Some fun questions I thought you might like:
1. If I take a square and split it into 4 similar smaller squares, and remove one of them, how can I split the remaining shape into 4 equal shapes? Can you do the same with an equilateral triangle? (You can show me your answers in Paint.)
2. A gamber plays at a casino (which had unlimited funds). He starts with £x. Each turn, he flips a coin. If it lands heads up, he wins £1, but if it lands tails up, he loses £1. With a fair coin, the game would be expected to last forever. However, the casino (naturally!) is using a loaded coin, that has a probability 'p' of landing heading (p<0.5). How long can we expect the game to last for now, before the gambler runs out of money (in terms of p and x)?
3. There are 100 doors, arranged in a circle, all of which start locked.
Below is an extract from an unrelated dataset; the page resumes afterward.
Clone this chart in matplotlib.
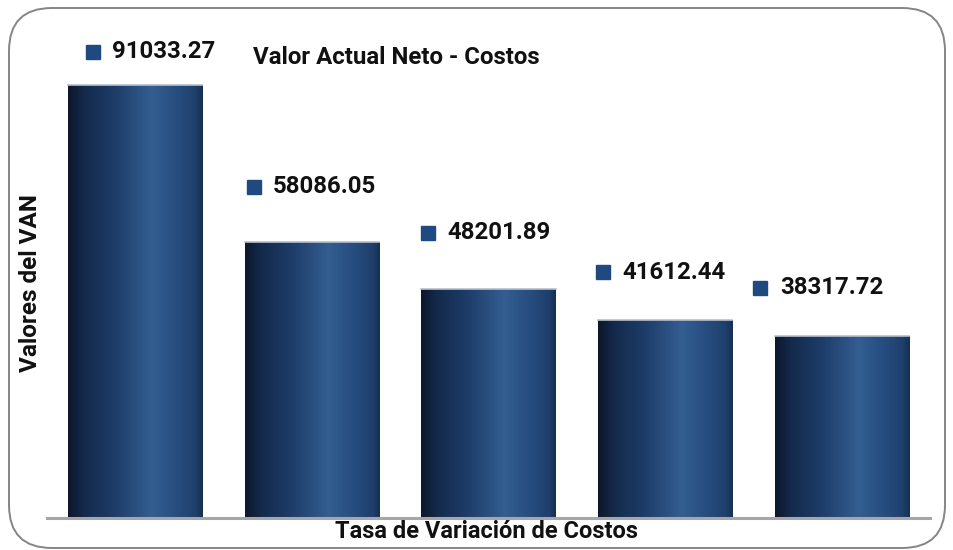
import numpy as np
import matplotlib
matplotlib.use("Agg")
import matplotlib.pyplot as plt
from matplotlib.patches import FancyBboxPatch, Rectangle
from matplotlib.colors import LinearSegmentedColormap

categories = ["1", "2", "3", "4", "5"]
values = [91033.27, 58086.05, 48201.89, 41612.44, 38317.72]
value_labels = ["91033.27", "58086.05", "48201.89", "41612.44", "38317.72"]

title = "Valor Actual Neto - Costos"
xlabel = "Tasa de Variación de Costos"
ylabel = "Valores del VAN"

# layout (label placement offsets, in bar-units / value-units)
label_dx = [-0.24, -0.33, -0.34, -0.35, -0.46]
label_dy = [7000, 11600, 11800, 10100, 10100]

plt.rcParams['font.family'] = ['Roboto', 'DejaVu Sans']
W, H = 954, 550
fig = plt.figure(figsize=(W / 100, H / 100), dpi=100)

ax = fig.add_axes([47 / W, (H - 518) / H, (930 - 47) / W, (518 - 20) / H])
px_per_unit = (518 - 85) / values[0]
ymax = (518 - 20) / px_per_unit

cmap = LinearSegmentedColormap.from_list("barg", [
    (0.0, "#0c172b"),
    (0.12, "#142a4c"),
    (0.35, "#1e3d69"),
    (0.62, "#345e91"),
    (0.85, "#24497a"),
    (0.95, "#1e3f6b"),
    (1.0, "#16304f"),
])
grad = np.linspace(0, 1, 256).reshape(1, -1)
bw = 0.76
x = np.arange(len(values))
bars = ax.bar(x, values, width=bw, color="none", edgecolor="none")
for b in bars:
    x0, y0 = b.get_x(), b.get_y()
    w, h = b.get_width(), b.get_height()
    im = ax.imshow(grad, cmap=cmap, aspect="auto", extent=[x0, x0 + w, y0, y0 + h],
                   zorder=2, interpolation="bicubic")
    clip = Rectangle((x0, y0), w, h, transform=ax.transData, facecolor="none", edgecolor="none")
    ax.add_patch(clip)
    im.set_clip_path(clip)
    ax.plot([x0, x0 + w], [y0 + h, y0 + h], color="#b8c0cc", lw=1.2, zorder=3)
ax.set_xlim(-0.5, len(values) - 0.5)
ax.set_ylim(0, ymax)

for i, (v, lab) in enumerate(zip(values, value_labels)):
    lx = x[i] + label_dx[i]
    ly = v + label_dy[i]
    ax.plot([lx], [ly], marker="s", ms=10.5, color="#1f4a80", mec="#1f4a80", zorder=4, clip_on=False)
    ax.text(lx + 0.11, ly, lab, fontsize=17.3, fontweight="bold", va="center", ha="left", color="#111111")

ax.text(253 / W, (H - 57) / H, title, transform=fig.transFigure, fontsize=17.3,
        fontweight="bold", va="center", ha="left", color="#111111")

for s in ["top", "right", "left"]:
    ax.spines[s].set_visible(False)
ax.spines["bottom"].set_color("#a6a6a6")
ax.spines["bottom"].set_linewidth(2.2)
ax.set_xticks([])
ax.set_yticks([])
ax.patch.set_alpha(0)

fig.text((333 + 640) / 2 / W, (H - 532) / H, xlabel, fontsize=17, fontweight="bold",
         ha="center", va="center", color="#111111")
fig.text(31 / W, (H - 283) / H, ylabel, fontsize=17.5, fontweight="bold",
         ha="center", va="center", rotation=90, color="#111111")

frame = FancyBboxPatch((9 / W, 2 / H), (945 - 9) / W, (542 - 2) / H,
                       boxstyle="round,pad=0,rounding_size=0.045",
                       transform=fig.transFigure, facecolor="none", edgecolor="#858585",
                       lw=1.4, mutation_aspect=W / H)
fig.patches.append(frame)

fig.savefig("out.png", dpi=100)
A man walks around, unlocking every door, and then walks around again, locking every other door. He then goes around again, locking or unlocking every third door. The man continues doing this, until he has locked/unlocked every 100th door (i.e. the last). Which doors are now unlocked?
Each question earns (a little) rep, but more importantly, you get the satisfaction of doing maths!
3) i answered this a while ago in a 'questions you might get asked at a cambridge interview' thread. now give me rep.
2) E(x) = p - (1-p) = 2p-1
n is number of goes, we want nE(x) = x = n(2p-1)
n = x/(2p-1)
1) which triangle is removed in the second case? and edge or the middle one?
3. All the square numbers because of the repitition of factors, 1, 4, 9, 16, 25, 36, 49, 64, 81 and 100
Ah that's why I couldn't do question one and it seemed ridiculous. I figured once you'd cut the square in 4 the original lines would remain.